TUNIS – UNIVERSNEWS Tout a changé dans le pays. Plus rien déjà n’est comme avant. La plus grande fête religieuse et la plus importante pour toute la communauté musulmane est sortie de son contexte. Aujourd’hui, cette fête religieuse est considérée par les Tunisiens comme la plus grande casse tête, devant notamment le prix exorbitant des moutons et la dégradation du pouvoir d’achat des ménages tunisiens. Les prix oscillent entre 800 dinars et 2200 dinars voire plus. C’est exactement ce que gagnent les Tunisiens en salaires.
Selon une enquête de l’Institut National des Statistiques (INS) baptisée « Emploi et Salaires » et publiée en mars 2024, le salaire moyen en Tunisie n’a pas dépassé 924 dinars, soit environ deux fois le salaire minimum garanti (SMIG), qui est de 460 dinars. Or, le prix d’un mouton coûte aujourd’hui, deux fois le SMIG en Tunisie voire même trois fois, mettant ainsi les familles démunies et les ménages à revenu moyen dans l’impossibilité de fêter, comme habituellement, ce rituel religieux.
L’enquête a également révélé que le salaire moyen en Tunisie varie entre 1698 dinars pour les cadres et 658 dinars pour les ouvriers. Devant ce salaire, le plus simple et le plus sage aurait été de s’abstenir de sacrifier un mouton, ce qui n’est pas vraiment le cas en Tunisie où la majorité accepte de se ruiner et de mettre à sa charge une pression supplémentaire, surtout ceux à revenus modestes. Pour une famille de 4 ou 5 membres, il faut compter au moins 1300 pour acheter cet animal.
D’ailleurs, les gens qui se sont allés à la « Rahba » ont été très surpris par les prix. Des disputes se sont même déclenchées entre les vendeurs de moutons qui sont généralement des agriculteurs et des acheteurs potentiels. D’un côté, il ya un agriculteur qui voit que les prix sont acceptables et n’ont augmenté que légèrement par rapport à l’année dernière. Lui aussi, il se porte comme une victime. Il a expliqué cette flambée des prix par les changements climatiques, notamment la sécheresse, qui ont considérablement affecté la production de fourrage et font augmenter les coûts de l’alimentation animale. L’agriculteur a également expliqué que les éleveurs doivent acheter du fourrage et des aliments pour bétail à des prix élevés, ce qui se répercute sur le prix de vente des moutons, selon ses dires.

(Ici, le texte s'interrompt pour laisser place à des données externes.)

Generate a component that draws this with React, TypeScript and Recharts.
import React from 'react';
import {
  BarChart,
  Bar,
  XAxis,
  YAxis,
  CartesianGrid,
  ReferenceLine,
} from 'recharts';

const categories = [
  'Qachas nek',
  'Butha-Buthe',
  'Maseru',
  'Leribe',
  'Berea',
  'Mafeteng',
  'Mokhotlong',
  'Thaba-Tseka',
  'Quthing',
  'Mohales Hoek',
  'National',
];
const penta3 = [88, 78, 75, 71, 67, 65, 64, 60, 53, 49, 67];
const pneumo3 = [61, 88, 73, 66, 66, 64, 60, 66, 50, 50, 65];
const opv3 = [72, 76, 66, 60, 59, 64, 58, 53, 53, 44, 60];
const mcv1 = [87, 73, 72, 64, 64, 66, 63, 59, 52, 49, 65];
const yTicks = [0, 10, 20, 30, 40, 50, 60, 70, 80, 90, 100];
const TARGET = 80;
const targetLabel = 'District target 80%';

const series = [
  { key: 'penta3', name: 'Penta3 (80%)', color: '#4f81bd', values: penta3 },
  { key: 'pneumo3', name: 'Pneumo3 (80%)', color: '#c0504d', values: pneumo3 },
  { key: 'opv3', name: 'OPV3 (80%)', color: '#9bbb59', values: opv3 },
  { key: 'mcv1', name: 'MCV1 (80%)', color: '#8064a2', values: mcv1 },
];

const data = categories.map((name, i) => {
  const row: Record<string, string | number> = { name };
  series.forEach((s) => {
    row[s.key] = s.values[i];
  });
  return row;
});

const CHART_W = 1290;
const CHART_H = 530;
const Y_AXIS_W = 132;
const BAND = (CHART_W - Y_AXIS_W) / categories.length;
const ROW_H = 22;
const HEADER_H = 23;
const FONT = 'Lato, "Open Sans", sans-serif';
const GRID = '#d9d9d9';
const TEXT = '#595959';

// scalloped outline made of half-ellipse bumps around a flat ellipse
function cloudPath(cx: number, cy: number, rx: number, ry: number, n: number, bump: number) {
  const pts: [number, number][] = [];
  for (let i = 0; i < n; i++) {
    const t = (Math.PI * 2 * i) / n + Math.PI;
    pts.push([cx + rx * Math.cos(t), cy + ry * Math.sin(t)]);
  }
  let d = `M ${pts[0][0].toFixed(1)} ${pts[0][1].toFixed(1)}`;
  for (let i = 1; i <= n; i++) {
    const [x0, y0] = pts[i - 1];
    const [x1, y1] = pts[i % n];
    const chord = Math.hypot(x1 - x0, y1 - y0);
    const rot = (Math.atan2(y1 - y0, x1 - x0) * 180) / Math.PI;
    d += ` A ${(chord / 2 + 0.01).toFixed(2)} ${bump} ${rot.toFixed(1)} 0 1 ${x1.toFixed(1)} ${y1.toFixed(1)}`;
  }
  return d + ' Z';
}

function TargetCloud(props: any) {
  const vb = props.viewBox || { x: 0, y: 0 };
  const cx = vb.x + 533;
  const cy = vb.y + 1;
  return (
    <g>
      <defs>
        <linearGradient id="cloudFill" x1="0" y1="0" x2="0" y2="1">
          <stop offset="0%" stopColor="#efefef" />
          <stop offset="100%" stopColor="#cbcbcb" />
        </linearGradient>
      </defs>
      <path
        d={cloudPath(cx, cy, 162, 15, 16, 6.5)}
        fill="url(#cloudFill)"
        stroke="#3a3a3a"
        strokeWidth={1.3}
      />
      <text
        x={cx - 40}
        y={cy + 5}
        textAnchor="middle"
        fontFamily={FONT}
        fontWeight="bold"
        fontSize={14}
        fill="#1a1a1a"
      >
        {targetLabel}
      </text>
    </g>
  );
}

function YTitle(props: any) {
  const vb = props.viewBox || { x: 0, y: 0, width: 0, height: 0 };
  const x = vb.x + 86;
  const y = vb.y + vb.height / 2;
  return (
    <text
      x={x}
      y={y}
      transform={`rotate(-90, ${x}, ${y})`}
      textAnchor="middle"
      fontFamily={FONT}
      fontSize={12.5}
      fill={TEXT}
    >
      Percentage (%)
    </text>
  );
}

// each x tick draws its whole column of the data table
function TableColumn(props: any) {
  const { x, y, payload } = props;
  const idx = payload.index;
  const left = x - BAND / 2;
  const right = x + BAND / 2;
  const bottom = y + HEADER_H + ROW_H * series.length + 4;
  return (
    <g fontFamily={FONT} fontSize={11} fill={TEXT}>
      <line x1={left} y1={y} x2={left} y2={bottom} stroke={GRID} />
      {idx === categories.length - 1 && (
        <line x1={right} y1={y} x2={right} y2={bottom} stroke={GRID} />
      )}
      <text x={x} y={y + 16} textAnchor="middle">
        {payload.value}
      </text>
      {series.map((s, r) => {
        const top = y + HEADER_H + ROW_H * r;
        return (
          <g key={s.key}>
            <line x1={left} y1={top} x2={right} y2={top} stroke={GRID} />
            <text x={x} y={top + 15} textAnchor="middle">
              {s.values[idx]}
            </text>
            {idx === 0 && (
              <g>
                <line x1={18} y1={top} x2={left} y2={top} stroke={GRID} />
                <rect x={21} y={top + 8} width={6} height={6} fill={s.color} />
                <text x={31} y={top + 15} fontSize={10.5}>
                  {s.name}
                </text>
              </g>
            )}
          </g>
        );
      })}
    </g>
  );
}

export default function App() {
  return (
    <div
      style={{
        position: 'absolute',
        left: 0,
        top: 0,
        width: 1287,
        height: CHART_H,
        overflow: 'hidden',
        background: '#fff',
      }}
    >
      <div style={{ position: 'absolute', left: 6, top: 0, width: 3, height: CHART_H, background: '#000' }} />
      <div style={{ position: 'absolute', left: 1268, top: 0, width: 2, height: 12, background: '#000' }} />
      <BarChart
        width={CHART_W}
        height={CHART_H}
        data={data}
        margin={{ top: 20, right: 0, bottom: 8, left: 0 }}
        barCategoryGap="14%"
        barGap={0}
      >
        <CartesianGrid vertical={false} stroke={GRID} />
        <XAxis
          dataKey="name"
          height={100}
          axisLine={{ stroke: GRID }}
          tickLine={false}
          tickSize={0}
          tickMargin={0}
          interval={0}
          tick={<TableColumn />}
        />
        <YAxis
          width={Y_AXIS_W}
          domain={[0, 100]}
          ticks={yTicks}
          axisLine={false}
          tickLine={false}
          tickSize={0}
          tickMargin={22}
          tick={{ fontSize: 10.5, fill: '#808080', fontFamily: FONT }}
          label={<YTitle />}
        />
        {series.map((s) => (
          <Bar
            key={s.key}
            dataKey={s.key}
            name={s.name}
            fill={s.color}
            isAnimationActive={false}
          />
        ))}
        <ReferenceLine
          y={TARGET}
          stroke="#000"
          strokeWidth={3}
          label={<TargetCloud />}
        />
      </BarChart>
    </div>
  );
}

Outre les prix très élevés des aliments, il a évoqué les pressions inflationnistes, la hausse des prix des matières premières et l’absence d’une subvention de la part de l’Etat tunisien.
De l’autre côté, il ya un acheteur qui n’arrive pas à cacher sa colère vis-à-vis de l’agriculteur et non vis-à-vis du prix. La majorité s’interroge d’ailleurs sur ce que mangent vraiment les moutons pour être vendus à ce prix. La colère monte d’un cran chez les acheteurs après que les agriculteurs refusent de procéder à une réduction même de 20 ou de 30 dinars. Une des raisons d’ailleurs ayant poussé une majorité à abandonner cet espace dit « Rahba » et aller chercher dans d’autres coins. Actuellement, le marché le plus sollicité est la société Ellouhoum.

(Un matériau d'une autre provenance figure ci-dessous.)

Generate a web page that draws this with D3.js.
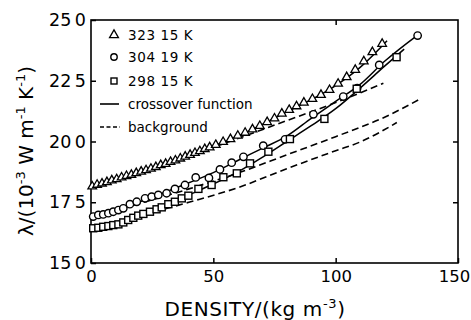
<!DOCTYPE html>
<html><head><meta charset="utf-8">
<script src="https://cdn.jsdelivr.net/npm/d3@7"></script>
<style>
html,body{margin:0;padding:0;background:#fff;}
svg{display:block;}
text{font-family:"DejaVu Sans",sans-serif;fill:#000;}
</style></head>
<body>
<svg id="c" width="471" height="320"></svg>
<script>
// ---- data (density kg m^-3, lambda 10^-3 W m^-1 K^-1) ----
const xTicks = [0, 50, 100, 150];
const yTicks = [15, 17.5, 20, 22.5, 25];
const legendLabels = ["323.15 K", "304.19 K", "298.15 K", "crossover function", "background"];

const tri323Rho = [0.5,2.5,4.5,6.5,8.5,10.5,12.5,14.5,16.5,18.5,20.5,22.5,24.5,26.5,28.5,30.5,32.5,34.5,36.5,38.5,40.5,42.5,44.5,46.5,48.5,51,54,57,60,63,66,69,72,75,78,81,84,87,90.5,94,97.5,101,104.5,108,111.5,115,119];
const tri323Lam = [18.15,18.22,18.27,18.33,18.40,18.45,18.52,18.58,18.63,18.70,18.76,18.82,18.88,18.95,19.03,19.08,19.16,19.22,19.30,19.38,19.45,19.53,19.60,19.69,19.76,19.86,19.98,20.10,20.24,20.36,20.50,20.64,20.80,20.95,21.15,21.30,21.45,21.60,21.75,21.92,22.12,22.38,22.65,22.95,23.30,23.68,24.02];

const cir304Rho = [0.9,3.0,5.0,7.1,9.1,11.2,13.2,15.9,18.7,22.1,24.8,27.5,30.9,34.3,38.4,42.8,48.2,52.7,57.5,62.3,70.4,79.3,90.9,103.1,108.8,117.8,133.5];
const cir304Lam = [16.91,16.98,17.00,17.05,17.11,17.18,17.25,17.42,17.52,17.66,17.73,17.80,17.87,18.05,18.21,18.52,18.50,18.85,19.13,19.37,19.83,20.09,21.12,21.85,22.20,23.15,24.36];

const sq298Rho = [0.9,3.0,5.0,7.1,9.1,11.2,13.2,15.2,17.3,19.3,21.4,24.1,26.8,28.9,31.6,34.3,37.1,39.8,43.9,49.3,54.1,59.6,65.0,72.5,81.3,95.4,108.6,124.9];
const sq298Lam = [16.43,16.45,16.49,16.52,16.56,16.59,16.67,16.77,16.86,16.95,17.02,17.11,17.21,17.29,17.42,17.52,17.66,17.77,18.05,18.21,18.53,18.69,19.10,19.58,20.10,20.93,22.17,23.47];

// crossover-function curves (solid)
const cross323Rho = [0,20,40,60,80,100,110,121];
const cross323Lam = [18.15,18.75,19.43,20.22,21.22,22.30,23.05,24.15];
const cross304Rho = [0,10,20,30,40,50,60,70,80,90,100,110,120,133.5];
const cross304Lam = [16.90,17.13,17.52,17.90,18.30,18.72,19.22,19.72,20.22,20.95,21.65,22.35,23.30,24.38];
const cross298Rho = [0,10,20,30,40,50,60,70,80,90,100,110,120,128];
const cross298Lam = [16.42,16.55,16.95,17.35,17.80,18.25,18.75,19.35,20.00,20.65,21.35,22.20,23.10,23.80];

// background curves (dashed)
const bg323Rho = [0,20,40,60,80,100,119.5];
const bg323Lam = [18.10,18.72,19.40,20.12,20.86,21.60,22.40];
const bg304Rho = [0,20,40,60,80,100,120,134];
const bg304Lam = [16.90,17.45,18.05,18.70,19.45,20.20,21.00,21.72];
const bg298Rho = [0,20,40,60,80,100,110,125];
const bg298Lam = [16.42,16.95,17.50,18.10,18.88,19.62,19.98,20.78];

// ---- chart ----
const svg = d3.select("#c");
const x = d3.scaleLinear().domain([0,150]).range([91,458]);
const y = d3.scaleLinear().domain([15,25]).range([263,20]);
const fmtY = d => d.toFixed(1).replace(".", "\u2009");

const zip = (a,b) => a.map((v,i)=>[v,b[i]]);
const line = d3.line().x(d=>x(d[0])).y(d=>y(d[1])).curve(d3.curveMonotoneX);

// frame
svg.append("rect").attr("x",x(0)).attr("y",y(25)).attr("width",x(150)-x(0)).attr("height",y(15)-y(25))
  .attr("fill","none").attr("stroke","#000").attr("stroke-width",1.6);

// axes with inward ticks
const gB = svg.append("g").attr("transform",`translate(0,${y(15)})`)
  .call(d3.axisBottom(x).tickValues(xTicks).tickSizeInner(-5).tickSizeOuter(0).tickPadding(7).tickFormat(d3.format("d")));
const gL = svg.append("g").attr("transform",`translate(${x(0)},0)`)
  .call(d3.axisLeft(y).tickValues(yTicks).tickSizeInner(-5).tickSizeOuter(0).tickPadding(5).tickFormat(fmtY));
const gR = svg.append("g").attr("transform",`translate(${x(150)},0)`)
  .call(d3.axisRight(y).tickValues([17.5,20,22.5]).tickSizeInner(-5).tickSizeOuter(0).tickFormat(""));
const gT = svg.append("g").attr("transform",`translate(0,${y(25)})`)
  .call(d3.axisTop(x).tickValues([100]).tickSizeInner(-5).tickSizeOuter(0).tickFormat(""));
[gB,gL,gR,gT].forEach(g=>{
  g.select(".domain").remove();
  g.selectAll("line").attr("stroke","#000").attr("stroke-width",1.5);
  g.selectAll("text").attr("font-family","DejaVu Sans").attr("font-size",17.5).attr("fill","#000");
});
gB.selectAll("text").attr("font-size",16.5).attr("dx",d=>d===150 ? -4 : 0);

// background dashed
[[bg323Rho,bg323Lam],[bg304Rho,bg304Lam],[bg298Rho,bg298Lam]].forEach(([r,l])=>{
  svg.append("path").attr("d",line(zip(r,l))).attr("fill","none").attr("stroke","#000")
    .attr("stroke-width",1.6).attr("stroke-dasharray","7,4");
});
// crossover solid
[[cross323Rho,cross323Lam],[cross304Rho,cross304Lam],[cross298Rho,cross298Lam]].forEach(([r,l])=>{
  svg.append("path").attr("d",line(zip(r,l))).attr("fill","none").attr("stroke","#000").attr("stroke-width",1.5);
});

// markers
svg.append("g").selectAll("path").data(zip(tri323Rho,tri323Lam)).join("path")
  .attr("d",d3.symbol(d3.symbolTriangle,32)())
  .attr("transform",d=>`translate(${x(d[0])},${y(d[1])})`)
  .attr("fill","#fff").attr("stroke","#000").attr("stroke-width",1.3);
svg.append("g").selectAll("circle").data(zip(cir304Rho,cir304Lam)).join("circle")
  .attr("cx",d=>x(d[0])).attr("cy",d=>y(d[1])).attr("r",3.7)
  .attr("fill","#fff").attr("stroke","#000").attr("stroke-width",1.4);
svg.append("g").selectAll("rect").data(zip(sq298Rho,sq298Lam)).join("rect")
  .attr("x",d=>x(d[0])-3.5).attr("y",d=>y(d[1])-3.5).attr("width",7).attr("height",7)
  .attr("fill","#fff").attr("stroke","#000").attr("stroke-width",1.4);

// legend
const lg = svg.append("g");
const rows = [35,57,81,104,127];
const lx = 114, tx = 128;
lg.append("path").attr("d",d3.symbol(d3.symbolTriangle,34)()).attr("transform",`translate(${lx},${rows[0]})`)
  .attr("fill","#fff").attr("stroke","#000").attr("stroke-width",1.3);
lg.append("circle").attr("cx",lx).attr("cy",rows[1]).attr("r",3.2).attr("fill","#fff").attr("stroke","#000").attr("stroke-width",1.4);
lg.append("rect").attr("x",lx-3).attr("y",rows[2]-3).attr("width",6).attr("height",6).attr("fill","#fff").attr("stroke","#000").attr("stroke-width",1.4);
lg.append("line").attr("x1",100).attr("x2",119).attr("y1",rows[3]).attr("y2",rows[3]).attr("stroke","#000").attr("stroke-width",1.6);
lg.append("line").attr("x1",100).attr("x2",120).attr("y1",rows[4]).attr("y2",rows[4]).attr("stroke","#000").attr("stroke-width",1.6).attr("stroke-dasharray","4,2.5");
legendLabels.forEach((t,i)=>{
  lg.append("text").attr("x",tx).attr("y",rows[i]+5).attr("font-size",13.5)
    .attr("letter-spacing", i<3 ? 0.6 : 0)
    .text(i<3 ? t.replace(".", " ") : t);
});

// x-axis title
const xt = svg.append("text").attr("x",255).attr("y",316).attr("text-anchor","middle")
  .attr("font-size",20).attr("letter-spacing",0.6);
xt.append("tspan").text("DENSITY/(kg m");
xt.append("tspan").attr("dy",-8).attr("font-size",13).text("-3");
xt.append("tspan").attr("dy",8).text(")");

// y-axis title
const yt = svg.append("text").attr("transform",`translate(33,151) rotate(-90)`)
  .attr("text-anchor","middle").attr("font-size",20);
yt.append("tspan").text("\u03bb/(10");
yt.append("tspan").attr("dy",-8).attr("font-size",13).text("-3");
yt.append("tspan").attr("dy",8).text(" W m");
yt.append("tspan").attr("dy",-8).attr("font-size",13).text("-1");
yt.append("tspan").attr("dy",8).text(" K");
yt.append("tspan").attr("dy",-8).attr("font-size",13).text("-1");
yt.append("tspan").attr("dy",8).text(")");
</script>
</body></html>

Dans une déclaration, ce lundi 10 juin 2024 à Univernews, le président de l’Organisation tunisienne d’orientation du consommateur (OTIC), Lotfi Riahi a déclaré que la réticence des Tunisiens à acheter des moutons de sacrifice demeure très fort et que de façon générale, une baisse d’environ 40% a été constatée dans les marchés de vente des moutons, expliquant cela par la montée en flèche des prix des moutons par rapport à l’année dernière. Et d’ajouter que cette année, les prix ont largement dépassé la capacité d’achat des ménages tunisiens.

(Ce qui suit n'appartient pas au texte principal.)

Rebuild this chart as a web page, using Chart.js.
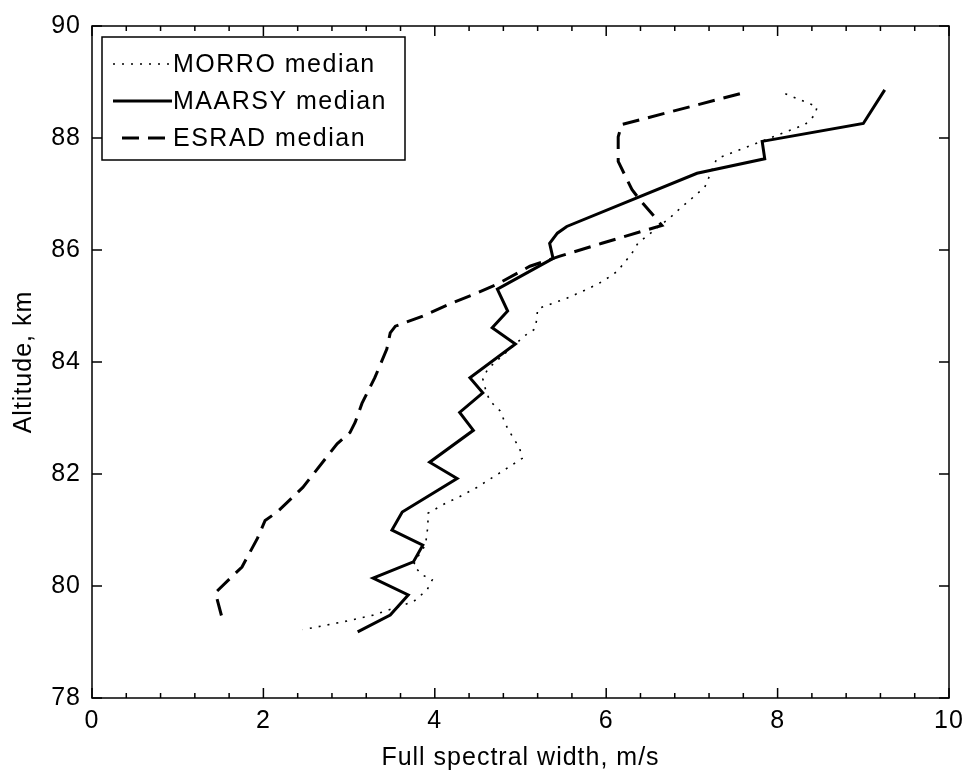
<!DOCTYPE html>
<html>
<head>
<meta charset="utf-8">
<script src="https://cdn.jsdelivr.net/npm/chart.js@4.4.1/dist/chart.umd.min.js"></script>
<style>
  body { margin: 0; background: #fff; }
  #wrap { width: 968px; height: 781px; }
</style>
</head>
<body>
<div id="wrap"><canvas id="widthChart" width="968" height="781"></canvas></div>
<script>
// full spectral width (m/s) vs altitude (km)
var morroWidth = [8.09, 8.46, 8.44, 8.32, 7.29, 7.15, 6.86, 6.74, 6.59, 6.37, 6.30, 6.13, 5.96, 5.78, 5.54, 5.20, 5.19, 5.17, 5.05,
                  4.62, 4.56, 4.59, 4.64, 4.76, 4.85, 4.99, 5.02, 4.80, 4.49, 4.26, 4.14, 3.92, 3.92, 3.91, 3.89, 3.80, 3.75,
                  3.85, 3.97, 3.91, 3.75, 3.28, 2.93, 2.46];
var morroAlt   = [88.79, 88.56, 88.42, 88.24, 87.63, 87.12, 86.74, 86.57, 86.39, 86.12, 85.94, 85.62, 85.44, 85.30, 85.14, 84.95, 84.77, 84.59, 84.47,
                  83.88, 83.70, 83.52, 83.31, 83.13, 82.81, 82.46, 82.28, 82.06, 81.76, 81.57, 81.49, 81.30, 81.12, 80.94, 80.73, 80.52, 80.37,
                  80.20, 80.11, 79.93, 79.72, 79.48, 79.36, 79.22];

var maarsyWidth = [9.25, 9.00, 7.82, 7.85, 7.06, 5.54, 5.43, 5.34, 5.38, 4.73, 4.85, 4.67, 4.94, 4.41, 4.56, 4.29, 4.45, 3.94, 4.26,
                   3.62, 3.50, 3.86, 3.75, 3.28, 3.69, 3.48, 3.10];
var maarsyAlt   = [88.86, 88.26, 87.94, 87.63, 87.37, 86.42, 86.30, 86.12, 85.85, 85.30, 84.91, 84.61, 84.32, 83.72, 83.45, 83.10, 82.78, 82.21, 81.92,
                   81.32, 81.00, 80.73, 80.43, 80.14, 79.84, 79.48, 79.18];

var esradWidth = [7.56, 6.18, 6.14, 6.14, 6.30, 6.39, 6.65, 5.95, 5.46, 5.11, 4.73, 4.49, 4.18, 3.86, 3.54, 3.48, 3.44, 3.30, 3.15,
                  3.07, 3.01, 2.86, 2.46, 2.16, 2.02, 1.93, 1.75, 1.44, 1.53];
var esradAlt   = [88.79, 88.24, 88.02, 87.58, 87.08, 86.90, 86.44, 86.12, 85.89, 85.71, 85.39, 85.23, 85.04, 84.82, 84.64, 84.52, 84.23, 83.72, 83.26,
                  82.92, 82.74, 82.54, 81.76, 81.32, 81.17, 80.85, 80.34, 79.88, 79.36];

var seriesNames = ['MORRO median', 'MAARSY median', 'ESRAD median'];
var xTicks = [0, 2, 4, 6, 8, 10];
var yTicks = [78, 80, 82, 84, 86, 88, 90];
var xMinorStep = 0.4;

var FONT = 'Liberation Sans, Arial, sans-serif';

function pairs(xs, ys) {
	var out = [];
	for (var i = 0; i < xs.length; i++) out.push({ x: xs[i], y: ys[i] });
	return out;
}

// the original text is set a little looser than Liberation Sans
var spacingPlugin = {
	id: 'spacing',
	beforeDraw: function(chart) {
		chart.ctx.letterSpacing = '1px';
	}
};

// box round the plot, inward ticks, and the legend
var framePlugin = {
	id: 'frame',
	afterDatasetsDraw: function(chart) {
		var ctx = chart.ctx, a = chart.chartArea;
		var xs = chart.scales.x, ys = chart.scales.y;
		ctx.save();
		ctx.strokeStyle = '#000';
		ctx.lineWidth = 1.5;
		ctx.strokeRect(a.left, a.top, a.right - a.left, a.bottom - a.top);

		ctx.beginPath();
		for (var v = 0; v <= 10.001; v += xMinorStep) {
			var px = xs.getPixelForValue(v);
			var major = Math.abs(v / 2 - Math.round(v / 2)) < 0.01;
			var len = major ? 10 : 5;
			ctx.moveTo(px, a.bottom); ctx.lineTo(px, a.bottom - len);
			ctx.moveTo(px, a.top); ctx.lineTo(px, a.top + len);
		}
		yTicks.forEach(function(t) {
			var py = ys.getPixelForValue(t);
			ctx.moveTo(a.left, py); ctx.lineTo(a.left + 10, py);
			ctx.moveTo(a.right, py); ctx.lineTo(a.right - 10, py);
		});
		ctx.stroke();

		// legend
		var lx = a.left + 10, ly = a.top + 11, lw = 303, lh = 123;
		ctx.fillStyle = '#fff';
		ctx.fillRect(lx, ly, lw, lh);
		ctx.lineWidth = 1.5;
		ctx.strokeRect(lx, ly, lw, lh);
		var rows = [27, 64, 101];
		chart.data.datasets.forEach(function(ds, i) {
			var ry = ly + rows[i];
			ctx.save();
			ctx.strokeStyle = '#000';
			ctx.lineWidth = ds.borderWidth;
			ctx.setLineDash(ds.borderDash || []);
			ctx.beginPath();
			if (i == 2) { ctx.moveTo(lx + 20, ry); ctx.lineTo(lx + 68, ry); }
			else { ctx.moveTo(lx + 11, ry); ctx.lineTo(lx + 70, ry); }
			ctx.stroke();
			ctx.restore();
			ctx.fillStyle = '#000';
			ctx.font = '25px ' + FONT;
			ctx.letterSpacing = '1.5px';
			ctx.textBaseline = 'middle';
			ctx.fillText(ds.label, lx + 71, ry + 1);
		});
		ctx.restore();
	}
};

var ctx = document.getElementById('widthChart').getContext('2d');
var widthChart = new Chart(ctx, {
	type: 'scatter',
	data: {
		datasets: [{
			label: seriesNames[0],
			data: pairs(morroWidth, morroAlt),
			showLine: true,
			borderColor: '#000',
			borderWidth: 1.6,
			borderDash: [2, 7],
			pointRadius: 0,
			tension: 0
		}, {
			label: seriesNames[1],
			data: pairs(maarsyWidth, maarsyAlt),
			showLine: true,
			borderColor: '#000',
			borderWidth: 3,
			pointRadius: 0,
			tension: 0
		}, {
			label: seriesNames[2],
			data: pairs(esradWidth, esradAlt),
			showLine: true,
			borderColor: '#000',
			borderWidth: 3,
			borderDash: [17, 9],
			pointRadius: 0,
			tension: 0
		}]
	},
	options: {
		responsive: false,
		animation: false,
		layout: { padding: { left: 0, top: 24, right: 19, bottom: 0 } },
		plugins: {
			legend: { display: false },
			tooltip: { enabled: false }
		},
		scales: {
			x: {
				type: 'linear',
				min: 0,
				max: 10,
				afterBuildTicks: function(scale) { scale.ticks = xTicks.map(function(v) { return { value: v }; }); },
				afterFit: function(scale) {
					scale.height = 83;
					scale.paddingLeft = 0;
					scale.paddingRight = 0;
				},
				grid: { display: false, drawTicks: false },
				border: { display: false },
				ticks: { color: '#000', padding: 8, font: { family: FONT, size: 25 }, maxRotation: 0 },
				title: { display: true, text: 'Full spectral width, m/s', color: '#000',
					font: { family: FONT, size: 25 }, padding: { top: 0, bottom: 8 } }
			},
			y: {
				type: 'linear',
				min: 78,
				max: 90,
				afterBuildTicks: function(scale) { scale.ticks = yTicks.map(function(v) { return { value: v }; }); },
				afterFit: function(scale) { scale.width = 92; },
				grid: { display: false, drawTicks: false },
				border: { display: false },
				ticks: { color: '#000', padding: 11, font: { family: FONT, size: 25 } },
				title: { display: true, text: 'Altitude, km', color: '#000',
					font: { family: FONT, size: 25 }, padding: { top: 9, bottom: 0 } }
			}
		}
	},
	plugins: [spacingPlugin, framePlugin]
});
</script>
</body>
</html>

Il a fait par ailleurs remarquer que contrairement à la « Rahba », une grande affluence a été constatée au siège de la société Ellouhoum à El Ouardia, félicitant ainsi la décision du ministère du Commerce d’introduire 4.000 moutons sur le marché à un prix de vente de 21,9 dinars le kilo, soit une différence allant jusqu’à 300 dinars entre le mouton vendu par la société Ellouhoum et celui dans les marchés aux moutons.